Reference no: EM132954287
Question - ABC Co has a 5-year-old delivery truck that cost $80,000. The current value of the truck is about $25,000 and a book value of $4,000 and would be fully depreciated by the end of next year. The estimated selling cost is $2,000. The old truck has annual repair and maintenance costs of about $8,000 per year. It is estimated that the old truck will last another 6 years but will require an additional $15,000 for a major overhaul in three years from now. The truck should be worth about $8,000 at the end of the next six years.
The truck gets about 6 miles per gallon. There are two employees who operate the truck: a driver that earns $14 per hour and a laborer who helps with deliveries that earns $12 per hour (fully burdened). These drivers work a total of 2,000 hours per year and drive about 36,000 miles per year.
ABC is considering the purchase of a new fuel-efficient truck with a lift gate. The new truck will save about 200 hours per year delivery time. The new truck is rated to get 10.5 miles per gallon. It has a 5-year warranty and thus should have no repairs for the first 5 years but will require normal maintenance of about $1,000 per year. Repair and maintenance costs in the sixth year should be around $6,000.
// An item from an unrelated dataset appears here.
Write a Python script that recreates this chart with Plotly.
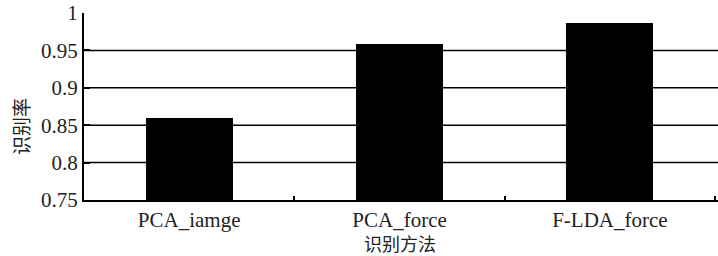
import plotly.graph_objects as go

categories = ["PCA_iamge", "PCA_force", "F-LDA_force"]
values = [0.859, 0.958, 0.987]
y_ticks = [0.75, 0.8, 0.85, 0.9, 0.95, 1]
y_tick_text = ["0.75", "0.8", "0.85", "0.9", "0.95", "1"]
grid_vals = [0.8, 0.85, 0.9, 0.95]

FONT = "Liberation Serif"

fig = go.Figure()
fig.add_trace(go.Bar(
    x=categories, y=values, width=0.414,
    marker=dict(color="black", line=dict(width=0)),
))

for g in grid_vals:
    fig.add_shape(type="line", xref="paper", yref="y", x0=0, x1=1, y0=g, y1=g,
                  line=dict(color="black", width=1.5), layer="below")

fig.update_layout(
    width=718, height=256,
    margin=dict(l=84, r=0, t=13, b=56),
    paper_bgcolor="white", plot_bgcolor="white",
    showlegend=False,
    font=dict(family=FONT, size=18, color="black"),
    bargap=0,
    annotations=[
        dict(text="识别率", xref="paper", yref="paper", x=0, y=0.39,
             xanchor="center", yanchor="middle", xshift=-64, textangle=-90,
             showarrow=False, font=dict(family="Noto Sans CJK SC", size=19, color="#222")),
        dict(text="识别方法", xref="paper", yref="paper", x=(400 - 84) / 634, y=0,
             xanchor="center", yanchor="middle", yshift=-43,
             showarrow=False, font=dict(family="Noto Sans CJK SC", size=18, color="#222")),
    ],
)
fig.update_xaxes(
    range=[-0.5, 2.514], showline=True, linecolor="black", linewidth=2,
    ticks="inside", ticklen=4, tickwidth=1.5, tickcolor="black", tickson="boundaries",
    showgrid=False, zeroline=False, automargin=False,
    tickfont=dict(family=FONT, size=21, color="#222"),
)
fig.update_yaxes(
    range=[0.75, 1], showline=True, linecolor="black", linewidth=2,
    tickvals=y_ticks, ticktext=y_tick_text,
    ticks="inside", ticklen=6, tickwidth=1.5, tickcolor="black",
    showgrid=False, zeroline=False, automargin=False,
    tickfont=dict(family=FONT, size=21, color="#222"),
)

fig.write_html(
    "out.html",
    config={"displayModeBar": False},
    post_script="document.body.style.margin='0';document.body.style.overflow='hidden';",
)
The new truck will cost $92,000 plus tax, license, dealer prep, and delivery charges of $7,500. Additionally, ABC would spend $2,000 having the company logo and colors painted on the truck. ABC would plan on keeping the truck for 6 years and then selling it. It is estimated that the six-year-old truck will be worth $45,000 and the selling cost will be $3,000. ABC will depreciate the truck using 5-year MACRS.
Fuel cost averaged $2.40 per gallon last year, but it is estimated that fuel costs will increase by about 10% per year. Wages should rise by about 5% per year to stay ahead of inflation. The cost of capital (WACC) for ABC is 15%. The effective tax rate for ABC is 35%.
Required - What is the taxable cash income in year 1?